Applications include:

Use caseExample
Object removalRemove background objects
Content insertionAdd characters
RepairRestore damaged regions
ExtensionFill missing boundaries

Control Mechanisms

Modern systems provide stronger structural control.

Examples include:

Control inputPurpose
Edge mapsPreserve outlines
Depth mapsPreserve geometry
Pose skeletonsPreserve body layout
Segmentation mapsPreserve regions
Reference imagesPreserve style

These controls guide diffusion toward desired structure while still allowing generative flexibility.

Training Data

Text-to-image systems require paired image-text datasets.

Examples include:

Dataset typeExample content
Captioned web imagesGeneral internet images
Artistic datasetsPaintings and illustrations
Photography datasetsReal-world scenes
Synthetic captionsAutomatically generated text

Training objectives encourage alignment between text and image distributions.
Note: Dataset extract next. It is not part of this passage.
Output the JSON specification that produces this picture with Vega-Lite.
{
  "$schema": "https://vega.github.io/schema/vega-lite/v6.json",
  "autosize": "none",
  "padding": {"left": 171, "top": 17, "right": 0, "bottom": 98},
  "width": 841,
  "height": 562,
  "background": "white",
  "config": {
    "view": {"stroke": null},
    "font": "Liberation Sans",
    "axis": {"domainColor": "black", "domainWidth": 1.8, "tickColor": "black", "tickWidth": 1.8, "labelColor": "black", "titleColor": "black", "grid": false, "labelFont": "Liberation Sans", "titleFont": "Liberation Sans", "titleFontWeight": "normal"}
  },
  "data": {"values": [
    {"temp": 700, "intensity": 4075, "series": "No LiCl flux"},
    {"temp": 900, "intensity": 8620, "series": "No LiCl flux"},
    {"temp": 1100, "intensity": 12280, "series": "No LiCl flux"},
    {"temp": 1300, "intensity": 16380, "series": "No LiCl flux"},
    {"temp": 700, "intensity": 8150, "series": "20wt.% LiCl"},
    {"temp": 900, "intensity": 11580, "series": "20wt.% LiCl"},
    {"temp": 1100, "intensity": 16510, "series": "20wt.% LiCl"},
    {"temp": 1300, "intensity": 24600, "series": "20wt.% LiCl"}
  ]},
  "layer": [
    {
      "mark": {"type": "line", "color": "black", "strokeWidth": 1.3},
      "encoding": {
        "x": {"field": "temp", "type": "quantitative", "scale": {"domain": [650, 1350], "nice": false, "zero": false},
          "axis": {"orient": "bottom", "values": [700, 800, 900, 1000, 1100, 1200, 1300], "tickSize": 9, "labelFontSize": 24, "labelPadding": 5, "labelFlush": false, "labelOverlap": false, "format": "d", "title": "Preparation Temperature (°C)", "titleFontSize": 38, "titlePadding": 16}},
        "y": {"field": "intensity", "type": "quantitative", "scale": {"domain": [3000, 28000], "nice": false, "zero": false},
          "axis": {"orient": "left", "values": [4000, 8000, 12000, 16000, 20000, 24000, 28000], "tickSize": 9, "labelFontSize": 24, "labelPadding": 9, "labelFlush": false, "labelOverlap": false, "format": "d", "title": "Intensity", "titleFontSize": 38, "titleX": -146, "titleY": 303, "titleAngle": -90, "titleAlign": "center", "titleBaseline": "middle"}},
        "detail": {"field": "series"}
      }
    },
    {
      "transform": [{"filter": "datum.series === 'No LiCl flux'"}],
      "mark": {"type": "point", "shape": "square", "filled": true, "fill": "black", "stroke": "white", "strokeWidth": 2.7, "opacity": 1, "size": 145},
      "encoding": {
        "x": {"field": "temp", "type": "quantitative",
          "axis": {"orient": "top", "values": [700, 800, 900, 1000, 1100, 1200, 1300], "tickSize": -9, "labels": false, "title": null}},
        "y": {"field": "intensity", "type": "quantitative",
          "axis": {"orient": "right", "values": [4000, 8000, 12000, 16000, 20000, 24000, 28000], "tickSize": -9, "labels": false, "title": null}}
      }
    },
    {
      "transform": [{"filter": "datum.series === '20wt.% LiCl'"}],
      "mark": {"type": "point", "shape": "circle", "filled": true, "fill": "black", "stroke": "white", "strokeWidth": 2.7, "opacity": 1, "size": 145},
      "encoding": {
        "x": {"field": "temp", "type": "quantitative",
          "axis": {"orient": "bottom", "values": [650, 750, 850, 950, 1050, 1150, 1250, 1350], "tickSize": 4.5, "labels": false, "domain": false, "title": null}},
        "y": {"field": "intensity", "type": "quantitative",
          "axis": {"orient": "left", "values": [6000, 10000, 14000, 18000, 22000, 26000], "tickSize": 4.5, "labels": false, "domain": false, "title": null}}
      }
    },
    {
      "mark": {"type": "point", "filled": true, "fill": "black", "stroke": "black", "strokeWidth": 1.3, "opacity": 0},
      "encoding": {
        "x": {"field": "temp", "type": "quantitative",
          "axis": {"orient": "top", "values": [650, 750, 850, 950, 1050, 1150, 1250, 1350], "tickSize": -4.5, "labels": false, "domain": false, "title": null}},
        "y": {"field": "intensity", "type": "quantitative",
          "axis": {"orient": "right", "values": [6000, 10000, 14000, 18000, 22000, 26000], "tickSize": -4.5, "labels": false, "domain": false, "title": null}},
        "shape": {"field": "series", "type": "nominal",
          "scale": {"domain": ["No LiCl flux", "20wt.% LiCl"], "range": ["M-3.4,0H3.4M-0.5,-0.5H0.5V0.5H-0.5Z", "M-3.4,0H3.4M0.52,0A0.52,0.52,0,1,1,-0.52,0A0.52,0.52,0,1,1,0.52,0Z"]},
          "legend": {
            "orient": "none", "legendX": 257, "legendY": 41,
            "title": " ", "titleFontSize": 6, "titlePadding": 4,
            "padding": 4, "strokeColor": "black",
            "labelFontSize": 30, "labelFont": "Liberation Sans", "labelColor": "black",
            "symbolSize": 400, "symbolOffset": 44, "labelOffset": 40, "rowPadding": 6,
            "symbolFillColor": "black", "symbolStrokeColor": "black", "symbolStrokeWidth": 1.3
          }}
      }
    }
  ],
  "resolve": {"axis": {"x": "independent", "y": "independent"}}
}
Data quality strongly affects:

PropertyInfluence
Prompt understandingBetter captions improve semantics
Visual realismHigh-quality images improve fidelity
BiasDataset imbalance shapes outputs
SafetyHarmful content may be learned

Limitations of Text-to-Image Systems

Despite impressive performance, current systems still have weaknesses.

LimitationCause
Poor text renderingWeak symbolic precision
Hand artifactsDifficult geometry modeling
Spatial inconsistencyWeak relational reasoning
Hallucinated objectsAmbiguous semantic grounding
Bias and stereotypesDataset imbalance
Prompt sensitivityFragile language conditioning

These systems generate images from statistical correlations rather than explicit world models.

Computational Requirements

Large text-to-image systems require substantial resources.

Training involves:

ResourceRequirement
GPUsLarge-scale parallel compute
MemoryAttention and latent tensors
StorageMassive datasets
BandwidthDistributed training

Inference is cheaper but still expensive relative to classical image synthesis methods.
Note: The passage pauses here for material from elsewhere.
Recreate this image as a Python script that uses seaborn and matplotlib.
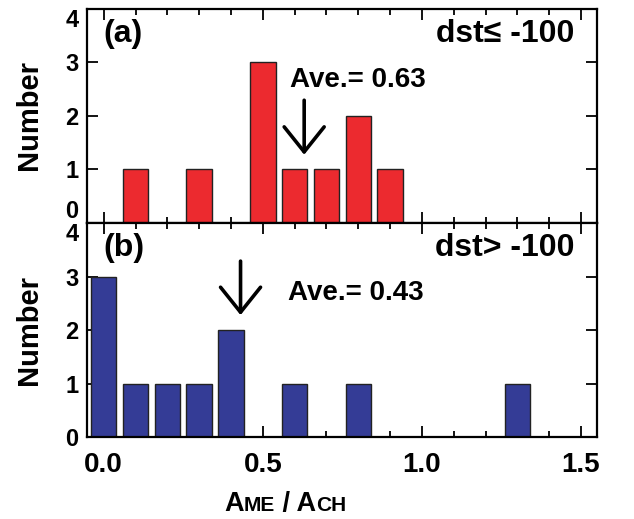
import numpy as np
import pandas as pd
import matplotlib
matplotlib.use("Agg")
import matplotlib.pyplot as plt
import seaborn as sns
from matplotlib.ticker import MultipleLocator, FormatStrFormatter
from matplotlib.offsetbox import TextArea, HPacker, AnnotationBbox

# Data
a_centers = [0.1, 0.3, 0.5, 0.6, 0.7, 0.8, 0.9]
a_counts = [1, 1, 3, 1, 1, 2, 1]
b_centers = [0.0, 0.1, 0.2, 0.3, 0.4, 0.6, 0.8, 1.3]
b_counts = [3, 1, 1, 1, 2, 1, 1, 1]
a_mean = 0.63
b_mean = 0.43
y_ticks = [0, 1, 2, 3, 4]
x_ticks = [0.0, 0.5, 1.0, 1.5]

sns.set_theme(style="white")
plt.rcParams['font.family'] = ['Liberation Sans', 'DejaVu Sans']
plt.rcParams['font.weight'] = 'bold'
for k in ['text.color', 'axes.labelcolor', 'xtick.color', 'ytick.color', 'axes.edgecolor']:
    plt.rcParams[k] = 'black'

fig = plt.figure(figsize=(6.34, 5.19), dpi=100)
ax_a = fig.add_axes([0.137, 0.571, 0.805, 0.412])
ax_b = fig.add_axes([0.137, 0.158, 0.805, 0.412], sharex=ax_a)

df_a = pd.DataFrame({"ratio": a_centers, "count": a_counts})
df_b = pd.DataFrame({"ratio": b_centers, "count": b_counts})

sns.histplot(data=df_a, x="ratio", weights="count", binwidth=0.1, binrange=(-0.05, 1.55),
             shrink=0.8, color="#EC2A2F", alpha=1, edgecolor="#222222", linewidth=1.0, ax=ax_a)
sns.histplot(data=df_b, x="ratio", weights="count", binwidth=0.1, binrange=(-0.05, 1.55),
             shrink=0.8, color="#343C96", alpha=1, edgecolor="#222222", linewidth=1.0, ax=ax_b)

for ax in (ax_a, ax_b):
    ax.set_xlim(-0.053, 1.551)
    ax.set_ylim(0, 4)
    ax.set_yticks(y_ticks)
    ax.set_ylabel("")
    ax.set_xlabel("")
    ax.xaxis.set_major_locator(MultipleLocator(0.5))
    ax.xaxis.set_minor_locator(MultipleLocator(0.1))
    ax.xaxis.set_major_formatter(FormatStrFormatter('%.1f'))
    ax.tick_params(axis='both', which='major', direction='in', length=8, width=1.3,
                   top=True, right=True, bottom=True, left=True, color='black')
    ax.tick_params(axis='y', labelsize=17, pad=6)
    ax.tick_params(axis='x', labelsize=20, pad=11)
    ax.tick_params(axis='x', which='minor', direction='in', length=4, width=1.3,
                   top=True, bottom=True, color='black')
    for sp in ax.spines.values():
        sp.set_color('black')
        sp.set_linewidth(1.6)
        sp.set_visible(True)
    for lab in ax.get_yticklabels() + ax.get_xticklabels():
        lab.set_fontweight('bold')
        lab.set_color('black')
    ax.grid(False)

ax_a.tick_params(axis='x', labelbottom=False)

# nudge extreme y tick labels inward like the original
ylabs_a = ax_a.get_yticklabels()
ylabs_a[-1].set_va('top')
ylabs_a[0].set_va('bottom')
ylabs_b = ax_b.get_yticklabels()
ylabs_b[-1].set_va('top')

# y labels
fig.text(29 / 634, 1 - 115 / 519, "Number", rotation=90, fontsize=21, fontweight='bold',
         ha='center', va='center')
fig.text(29 / 634, 1 - 330 / 519, "Number", rotation=90, fontsize=21, fontweight='bold',
         ha='center', va='center')

arrow_kw = dict(arrowstyle="->,head_length=0.9,head_width=0.72", lw=2.6, color='black',
                shrinkA=0, shrinkB=0, mutation_scale=20)

# annotations panel a
ax_a.text(0.0, 3.53, "(a)", fontsize=23, fontweight='bold', va='center', ha='left')
ax_a.text(1.48, 3.53, "dst\u2264 -100", fontsize=23, fontweight='bold', va='center', ha='right')
ax_a.text(0.584, 2.67, "Ave.= 0.63", fontsize=20, fontweight='bold', va='center', ha='left')
ax_a.annotate("", xy=(a_mean, 1.27), xytext=(a_mean, 2.29), arrowprops=arrow_kw)

# panel b
ax_b.text(0.0, 3.53, "(b)", fontsize=23, fontweight='bold', va='center', ha='left')
ax_b.text(1.48, 3.53, "dst> -100", fontsize=23, fontweight='bold', va='center', ha='right')
ax_b.text(0.58, 2.69, "Ave.= 0.43", fontsize=20, fontweight='bold', va='center', ha='left')
ax_b.annotate("", xy=(b_mean, 2.28), xytext=(b_mean, 3.29), arrowprops=arrow_kw)

# x label with small caps
fam = ['Liberation Sans', 'DejaVu Sans']
big = dict(fontsize=19.5, fontweight='bold', color='black', family=fam)
small = dict(fontsize=15, fontweight='bold', color='black', family=fam)
parts = [TextArea("A", textprops=big), TextArea("ME", textprops=small),
         TextArea(" / A", textprops=big), TextArea("CH", textprops=small)]
pack = HPacker(children=parts, align="baseline", pad=0, sep=0)
ab = AnnotationBbox(pack, (285, 519 - 504), xycoords='figure pixels', frameon=False,
                    box_alignment=(0.5, 0.5))
fig.add_artist(ab)

fig.savefig("out.png", dpi=100)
Optimization techniques include:

TechniquePurpose
Mixed precisionReduce memory usage
QuantizationFaster inference
Efficient attentionLower quadratic cost
DistillationFewer denoising steps
Latent diffusionReduced spatial compute

PyTorch Example: Text Conditioning

Suppose:

latents.shape
# torch.Size([8, 4, 64, 64])

text_embeddings.shape
# torch.Size([8, 77, 768])

A diffusion U-Net receives:

pred_noise = unet(
    latents,
    timesteps,
    encoder_hidden_states=text_embeddings
)

The network predicts noise conditioned on the prompt embeddings.

Loss:

loss = torch.nn.functional.mse_loss(
    pred_noise,
    target_noise
)

This training objective teaches the model to connect textual semantics with visual denoising behavior.

Emergent Properties

Large text-to-image systems often display emergent behaviors.

Examples include:

Emergent behaviorObservation
Style compositionCombine artistic styles
Visual reasoningInfer object relations
Semantic interpolationBlend concepts smoothly
Attribute disentanglementModify isolated properties

These capabilities arise from large-scale multimodal representation learning rather than explicit symbolic programming.

Summary

Text-to-image systems combine language models, latent diffusion, attention mechanisms, and autoencoding architectures to generate images conditioned on natural language.

A text encoder converts prompts into embeddings. A diffusion model denoises latent tensors conditioned on those embeddings. A decoder converts the final latent representation into an image.

Cross-attention allows image features to interact with language representations during denoising. Classifier-free guidance strengthens prompt alignment. Additional mechanisms such as inpainting, image conditioning, and structural controls extend generation flexibility.

Modern text-to-image systems demonstrate that diffusion models can learn rich multimodal relationships between language and visual structure at large scale.